I wasn’t hallucinating but standing in the shower this morning listening to BBC Radio  Four when an Irish short-story writer named Kevin Barry  endorsed the statement that Ireland was catapulted into  the 21st Century from the 19th Century, missing the 2Oth.

What a cockeyed, perverse and ignorant  contention!

James Joyce, for a start, made his name in the 20th Century.

In 1905, when none of the political parties at Westminster , and few in the world at large, advocated universal adult suffrage, Sinn Fein adopted that principle on its inauguration. The Irish Labour Party on its founding in 1912 held the same principle.

The first of the 20th Century’s Wars for Democracy, launched in Dublin in 1916 enshrined that principle in its Declaration and the signatories proved their sincerity by sacrificing their lives. In the first use of radio addressed to the world -“To the Nations of the World, Greeting” they were long in advance of BBC Radio Four.

The 1914-1918 and 1939-45 Wars launched by Britain were for Empire, not human liberation.
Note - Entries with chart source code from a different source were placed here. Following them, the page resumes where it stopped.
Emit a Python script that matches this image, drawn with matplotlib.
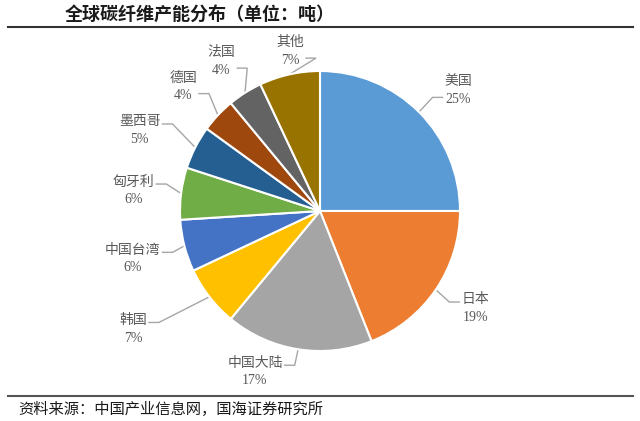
import numpy as np
import matplotlib
matplotlib.use("Agg")
import matplotlib.pyplot as plt

plt.rcParams['font.family'] = ['Liberation Serif', 'Noto Sans CJK SC', 'DejaVu Sans']

# data
countries = ['美国', '日本', '中国大陆', '韩国', '中国台湾', '匈牙利', '墨西哥', '德国', '法国', '其他']
shares = [25, 19, 17, 7, 6, 6, 5, 4, 4, 7]
colors = ['#5B9BD5', '#ED7D31', '#A5A5A5', '#FFC000', '#4472C4',
          '#70AD47', '#255E91', '#9E480E', '#636363', '#997300']

# label layout (radius factor, angle tweak in degrees, attach leader to lower line?)
lab_r = [1.31, 1.31, 1.24, 1.58, 1.38, 1.34, 1.41, 1.32, 1.28, 1.16]
lab_da = [-4, 2, -13, -5.5, 0, 1, 3, 1, 1, -2]
attach_low = [True, False, False, False, False, False, False, True, True, True]

W, H = 640, 421
fig = plt.figure(figsize=(W / 100, H / 100), dpi=100)
ax = fig.add_axes([0, 0, 1, 1])

R = 140.0  # pie radius in pixels
cx, cy = 320, 210  # pie centre, pixels from bottom-left

wedges, _ = ax.pie(shares, colors=colors, startangle=90, counterclock=False,
                   radius=1.0, wedgeprops=dict(edgecolor='white', linewidth=1.5))

ax.set_xlim(-cx / R, (W - cx) / R)
ax.set_ylim(-cy / R, (H - cy) / R)
ax.set_aspect('auto')
ax.axis('off')

texts = []
mids = []
for i, w in enumerate(wedges):
    mid = (w.theta1 + w.theta2) / 2.0
    a = np.deg2rad(mid + lab_da[i])
    tx, ty = lab_r[i] * np.cos(a), lab_r[i] * np.sin(a)
    t = ax.text(tx, ty, f'{countries[i]}\n{shares[i]}%', ha='center', va='center',
                fontsize=10, color='#595959', linespacing=1.45)
    texts.append(t)
    mids.append(mid)

# leader lines: short horizontal stub at the label, then straight to the wedge
fig.canvas.draw()
renderer = fig.canvas.get_renderer()
px = 1.0 / R
for i, t in enumerate(texts):
    bb = t.get_window_extent(renderer).transformed(ax.transData.inverted())
    m = np.deg2rad(mids[i])
    ex, ey = 1.0 * np.cos(m), 1.0 * np.sin(m)
    yy = bb.y0 + (0.28 if attach_low[i] else 0.72) * bb.height
    if ex > 0:
        x0 = bb.x0 - 2 * px
        x1 = x0 - 10 * px
    else:
        x0 = bb.x1 + 2 * px
        x1 = x0 + 10 * px
    ax.plot([x0, x1, ex], [yy, yy, ey], color='#A6A6A6', lw=1.0,
            solid_joinstyle='miter', zorder=0.5)

# title, rules and source
fig.text(65 / W, 1 - 14 / H, '全球碳纤维产能分布（单位：吨）', fontsize=13, fontweight='bold',
         color='#1a1a1a', ha='left', va='center', family=['Noto Sans CJK SC'])
fig.add_artist(plt.Line2D([8 / W, 633 / W], [1 - 27 / H, 1 - 27 / H], color='#333333', lw=1.5))
fig.add_artist(plt.Line2D([8 / W, 633 / W], [1 - 396 / H, 1 - 396 / H], color='#555555', lw=1.5))
fig.text(18 / W, 1 - 409 / H, '资料来源：中国产业信息网，国海证券研究所', fontsize=11,
         color='#1a1a1a', ha='left', va='center', family=['Noto Sans CJK SC'])

fig.savefig('out.png', dpi=100)
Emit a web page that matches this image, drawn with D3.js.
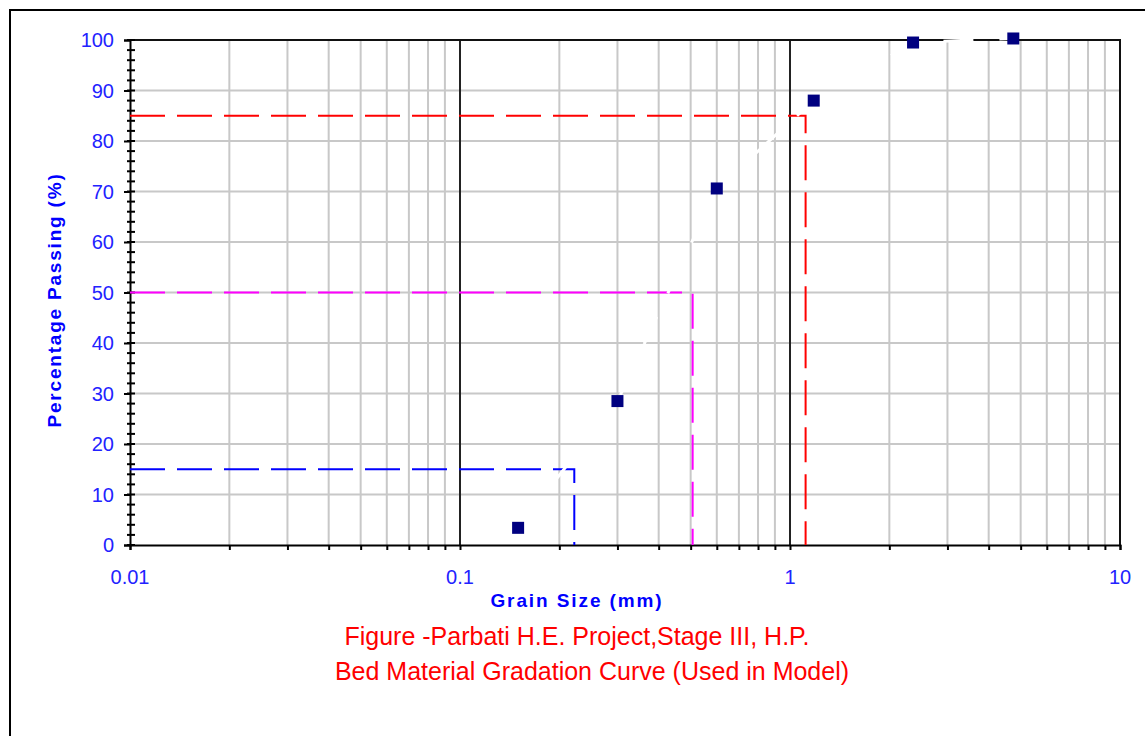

Indeed I cannot think of any war since in which Britain has been a champion of liberty.

The Sinn Fein General Election victory of 1918 was the first such manifestation of the principle of National Self-Determination.The defensive war from 1919-1921 waged by the Republic was an inspiration to oppressed nationalities and to individuals such as Ho Chi Minh, and Nehru, (and Marcus Garvey).  Nehru visited Ireland on his own country becoming a Republic in1950 to pay homage to De Valera, ( who was in opposition at the time.) In 1921 Dev had  formulated the concept of a Republic externally associated with the British Commonwealth, too advanced for British statesmen at the time.

Those who can remember “A Hard Days Night” might care to consult  THE ILLUSTRATED LONDON NEWS for its coverage of Dev’s welcome at Euston Station in 1938. The photos might have been a template for scenes in the movie.

And 45 years before the Beatles visited the  States and 20 before John Lennon was born, Dev’s supporters were packing American Sports ground from the Atlantic to the Pacific, and  Dev, jointly with Indian Nationalists, also packed New York’s Madison Square Garden.

The Irish Tenor John McCormack’s records outsold those of any other artiste for the first half of the 20th Century. He was nearly 10 years dead when Bing Crosby became the best seller.